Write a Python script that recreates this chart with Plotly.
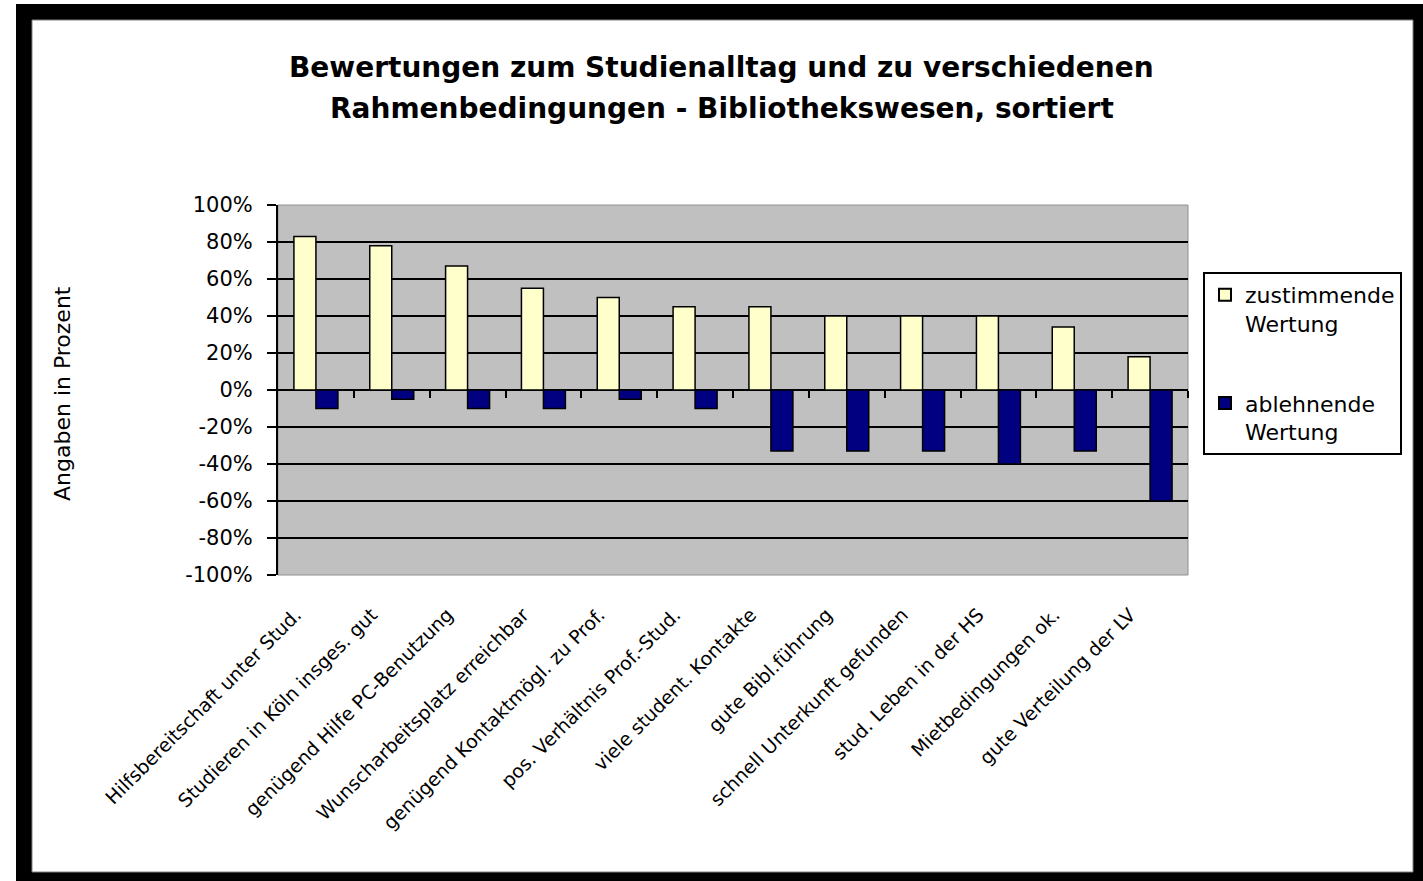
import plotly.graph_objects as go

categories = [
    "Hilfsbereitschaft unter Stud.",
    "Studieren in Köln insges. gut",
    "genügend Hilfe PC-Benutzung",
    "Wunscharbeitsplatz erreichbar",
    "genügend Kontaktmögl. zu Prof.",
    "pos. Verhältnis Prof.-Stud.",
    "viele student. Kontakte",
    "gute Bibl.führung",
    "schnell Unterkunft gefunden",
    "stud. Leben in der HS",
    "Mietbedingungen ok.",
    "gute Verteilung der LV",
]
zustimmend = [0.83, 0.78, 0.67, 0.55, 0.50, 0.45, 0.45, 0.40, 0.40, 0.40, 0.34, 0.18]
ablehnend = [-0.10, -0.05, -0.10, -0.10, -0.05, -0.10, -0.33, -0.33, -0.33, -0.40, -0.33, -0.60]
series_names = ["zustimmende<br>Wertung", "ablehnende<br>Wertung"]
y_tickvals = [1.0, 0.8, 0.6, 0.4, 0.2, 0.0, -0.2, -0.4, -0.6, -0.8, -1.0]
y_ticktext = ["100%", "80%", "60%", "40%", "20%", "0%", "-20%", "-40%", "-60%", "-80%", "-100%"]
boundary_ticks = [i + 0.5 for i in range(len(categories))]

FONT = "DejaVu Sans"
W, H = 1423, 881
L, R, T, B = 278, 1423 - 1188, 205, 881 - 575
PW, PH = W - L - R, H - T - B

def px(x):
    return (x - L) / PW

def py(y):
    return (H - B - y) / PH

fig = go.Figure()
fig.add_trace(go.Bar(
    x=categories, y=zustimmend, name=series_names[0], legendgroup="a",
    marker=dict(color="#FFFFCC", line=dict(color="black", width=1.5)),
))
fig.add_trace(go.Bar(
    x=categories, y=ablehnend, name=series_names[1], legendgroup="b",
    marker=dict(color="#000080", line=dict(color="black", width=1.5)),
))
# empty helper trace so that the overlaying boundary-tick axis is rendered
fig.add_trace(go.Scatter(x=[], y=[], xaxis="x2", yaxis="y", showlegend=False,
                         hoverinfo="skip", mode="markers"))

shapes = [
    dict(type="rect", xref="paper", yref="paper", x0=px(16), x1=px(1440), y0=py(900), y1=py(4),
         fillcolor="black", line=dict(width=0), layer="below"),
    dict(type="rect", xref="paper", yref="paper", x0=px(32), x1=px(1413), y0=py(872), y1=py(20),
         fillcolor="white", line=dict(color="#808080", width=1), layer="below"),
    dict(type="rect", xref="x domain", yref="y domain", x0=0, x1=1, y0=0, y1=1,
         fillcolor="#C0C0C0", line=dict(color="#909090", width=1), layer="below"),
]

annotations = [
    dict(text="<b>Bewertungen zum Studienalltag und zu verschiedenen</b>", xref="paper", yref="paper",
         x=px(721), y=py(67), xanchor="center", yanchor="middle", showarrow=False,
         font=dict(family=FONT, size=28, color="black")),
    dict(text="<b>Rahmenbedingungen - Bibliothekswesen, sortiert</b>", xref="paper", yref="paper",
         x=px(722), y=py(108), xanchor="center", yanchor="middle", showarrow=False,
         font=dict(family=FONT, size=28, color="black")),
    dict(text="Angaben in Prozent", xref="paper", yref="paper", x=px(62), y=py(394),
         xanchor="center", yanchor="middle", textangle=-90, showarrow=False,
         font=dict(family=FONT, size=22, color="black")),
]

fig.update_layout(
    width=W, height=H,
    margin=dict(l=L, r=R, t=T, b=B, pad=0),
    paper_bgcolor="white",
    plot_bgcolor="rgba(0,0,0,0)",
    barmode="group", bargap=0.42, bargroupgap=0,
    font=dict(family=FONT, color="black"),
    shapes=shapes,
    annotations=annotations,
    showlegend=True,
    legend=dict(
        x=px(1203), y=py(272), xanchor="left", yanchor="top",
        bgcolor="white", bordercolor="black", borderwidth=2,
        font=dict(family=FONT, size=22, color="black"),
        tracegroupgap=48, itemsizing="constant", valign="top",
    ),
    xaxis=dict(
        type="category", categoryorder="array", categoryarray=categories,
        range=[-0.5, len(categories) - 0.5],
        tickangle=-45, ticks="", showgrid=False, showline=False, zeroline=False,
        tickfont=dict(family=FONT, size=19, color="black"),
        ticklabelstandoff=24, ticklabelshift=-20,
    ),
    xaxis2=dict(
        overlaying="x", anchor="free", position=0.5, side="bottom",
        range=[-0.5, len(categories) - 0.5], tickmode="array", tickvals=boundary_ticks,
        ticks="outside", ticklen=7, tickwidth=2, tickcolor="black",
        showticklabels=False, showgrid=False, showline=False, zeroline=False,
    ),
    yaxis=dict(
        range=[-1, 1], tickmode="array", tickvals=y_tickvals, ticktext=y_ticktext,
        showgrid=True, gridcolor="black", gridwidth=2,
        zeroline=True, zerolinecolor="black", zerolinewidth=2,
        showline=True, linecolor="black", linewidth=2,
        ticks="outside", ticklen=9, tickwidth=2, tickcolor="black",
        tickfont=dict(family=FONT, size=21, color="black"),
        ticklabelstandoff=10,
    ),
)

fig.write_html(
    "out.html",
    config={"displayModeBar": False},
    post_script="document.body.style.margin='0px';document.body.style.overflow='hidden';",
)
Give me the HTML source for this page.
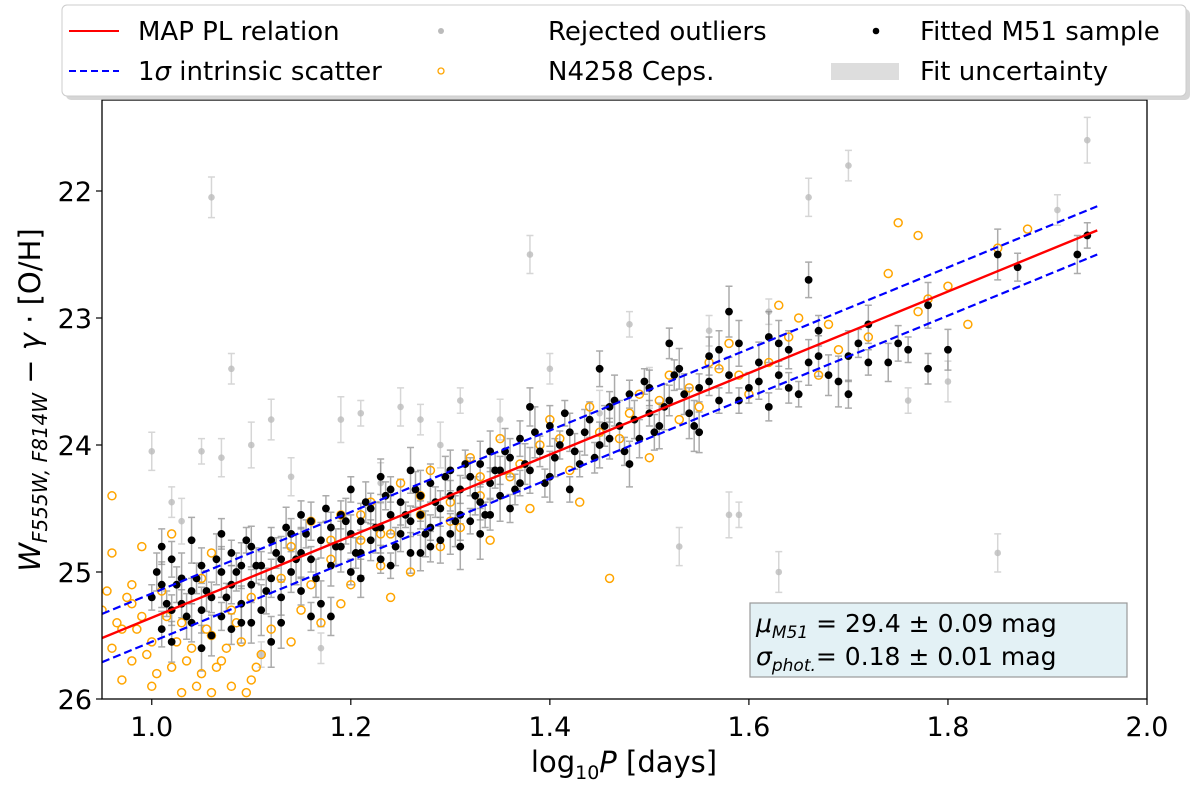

Set task —
Exactly restate the lines from the beginning of the data through the line with "import plotly.graph_objects as go", and no others, keeping pictures out.

Solution for this exercise —
Write a Python script that recreates this chart with Plotly.
import plotly.graph_objects as go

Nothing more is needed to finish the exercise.